### REQUIRED WORK
Beginning with the first line, set down every line through the one containing "mean_err = 0.04", exactly as it appears, but not the pictures.

[START OF INFORMATION SUPPLIED]

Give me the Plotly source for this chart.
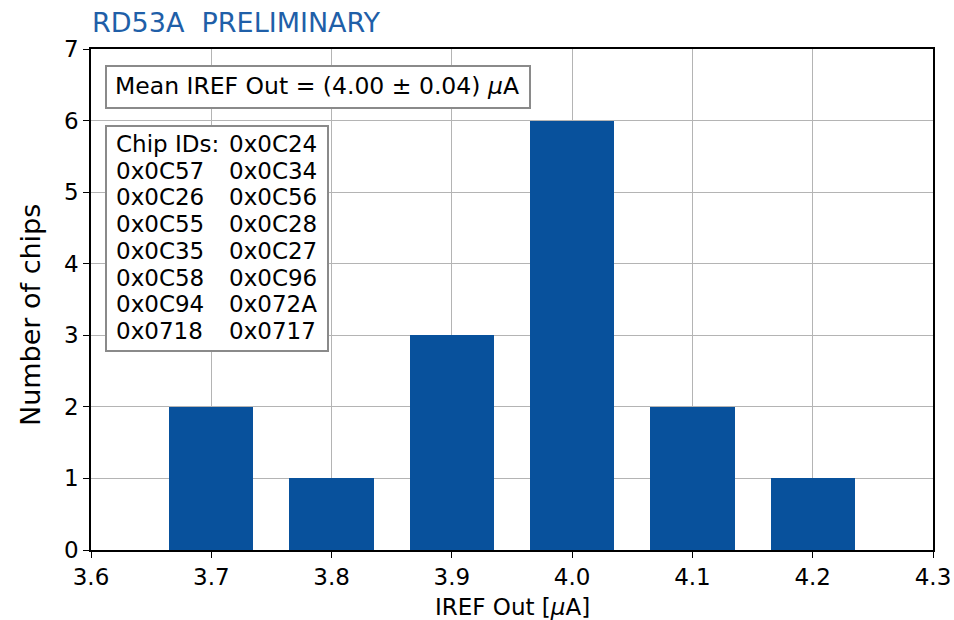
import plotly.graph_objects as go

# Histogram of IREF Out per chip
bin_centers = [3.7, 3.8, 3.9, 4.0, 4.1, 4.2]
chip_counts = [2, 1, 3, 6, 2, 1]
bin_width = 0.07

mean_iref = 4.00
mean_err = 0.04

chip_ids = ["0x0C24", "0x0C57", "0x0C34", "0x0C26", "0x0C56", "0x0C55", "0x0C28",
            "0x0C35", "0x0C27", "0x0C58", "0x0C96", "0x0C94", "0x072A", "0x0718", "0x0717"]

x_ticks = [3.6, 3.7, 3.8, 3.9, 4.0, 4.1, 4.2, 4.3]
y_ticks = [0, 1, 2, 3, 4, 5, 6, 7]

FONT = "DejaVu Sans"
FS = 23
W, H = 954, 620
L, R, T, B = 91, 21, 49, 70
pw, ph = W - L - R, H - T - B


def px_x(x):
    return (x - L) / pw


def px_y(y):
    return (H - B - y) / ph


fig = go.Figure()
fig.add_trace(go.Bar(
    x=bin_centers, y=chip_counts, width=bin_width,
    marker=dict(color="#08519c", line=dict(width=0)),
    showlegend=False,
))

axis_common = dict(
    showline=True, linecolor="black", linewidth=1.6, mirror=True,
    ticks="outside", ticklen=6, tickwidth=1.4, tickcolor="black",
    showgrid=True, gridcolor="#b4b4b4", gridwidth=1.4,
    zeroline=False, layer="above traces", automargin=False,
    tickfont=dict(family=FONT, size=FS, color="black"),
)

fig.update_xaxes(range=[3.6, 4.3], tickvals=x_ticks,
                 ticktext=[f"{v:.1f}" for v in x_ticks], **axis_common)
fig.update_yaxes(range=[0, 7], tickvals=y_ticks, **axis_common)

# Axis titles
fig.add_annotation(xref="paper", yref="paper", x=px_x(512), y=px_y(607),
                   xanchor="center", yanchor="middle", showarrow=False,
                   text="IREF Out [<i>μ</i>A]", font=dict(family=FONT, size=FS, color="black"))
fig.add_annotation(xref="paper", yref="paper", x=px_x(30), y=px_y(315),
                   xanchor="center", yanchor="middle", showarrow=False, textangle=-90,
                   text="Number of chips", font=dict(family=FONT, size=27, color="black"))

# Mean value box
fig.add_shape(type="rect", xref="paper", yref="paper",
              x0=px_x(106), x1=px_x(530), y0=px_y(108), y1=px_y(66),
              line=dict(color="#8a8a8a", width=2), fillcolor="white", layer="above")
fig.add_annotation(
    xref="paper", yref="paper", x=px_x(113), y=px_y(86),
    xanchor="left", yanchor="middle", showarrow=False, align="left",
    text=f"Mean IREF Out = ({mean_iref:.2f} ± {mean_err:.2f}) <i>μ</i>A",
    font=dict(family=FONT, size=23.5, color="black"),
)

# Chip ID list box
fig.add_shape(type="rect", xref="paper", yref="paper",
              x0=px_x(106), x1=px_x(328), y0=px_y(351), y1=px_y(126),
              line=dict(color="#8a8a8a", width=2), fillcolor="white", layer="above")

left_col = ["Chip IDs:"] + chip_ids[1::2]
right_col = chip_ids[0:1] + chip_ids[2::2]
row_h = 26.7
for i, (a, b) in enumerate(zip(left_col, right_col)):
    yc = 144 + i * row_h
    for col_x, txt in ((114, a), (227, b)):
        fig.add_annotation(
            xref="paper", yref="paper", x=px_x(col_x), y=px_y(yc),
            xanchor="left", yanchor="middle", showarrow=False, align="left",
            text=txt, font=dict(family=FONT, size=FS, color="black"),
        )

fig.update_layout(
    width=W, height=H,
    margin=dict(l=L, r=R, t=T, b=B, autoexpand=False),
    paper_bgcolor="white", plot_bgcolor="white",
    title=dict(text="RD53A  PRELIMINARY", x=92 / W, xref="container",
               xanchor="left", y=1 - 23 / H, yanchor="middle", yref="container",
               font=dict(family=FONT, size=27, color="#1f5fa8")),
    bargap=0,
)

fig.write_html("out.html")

[END OF INFORMATION SUPPLIED]

### FINAL RESULT
Give me the Plotly source for this chart.
import plotly.graph_objects as go

# Histogram of IREF Out per chip
bin_centers = [3.7, 3.8, 3.9, 4.0, 4.1, 4.2]
chip_counts = [2, 1, 3, 6, 2, 1]
bin_width = 0.07

mean_iref = 4.00
mean_err = 0.04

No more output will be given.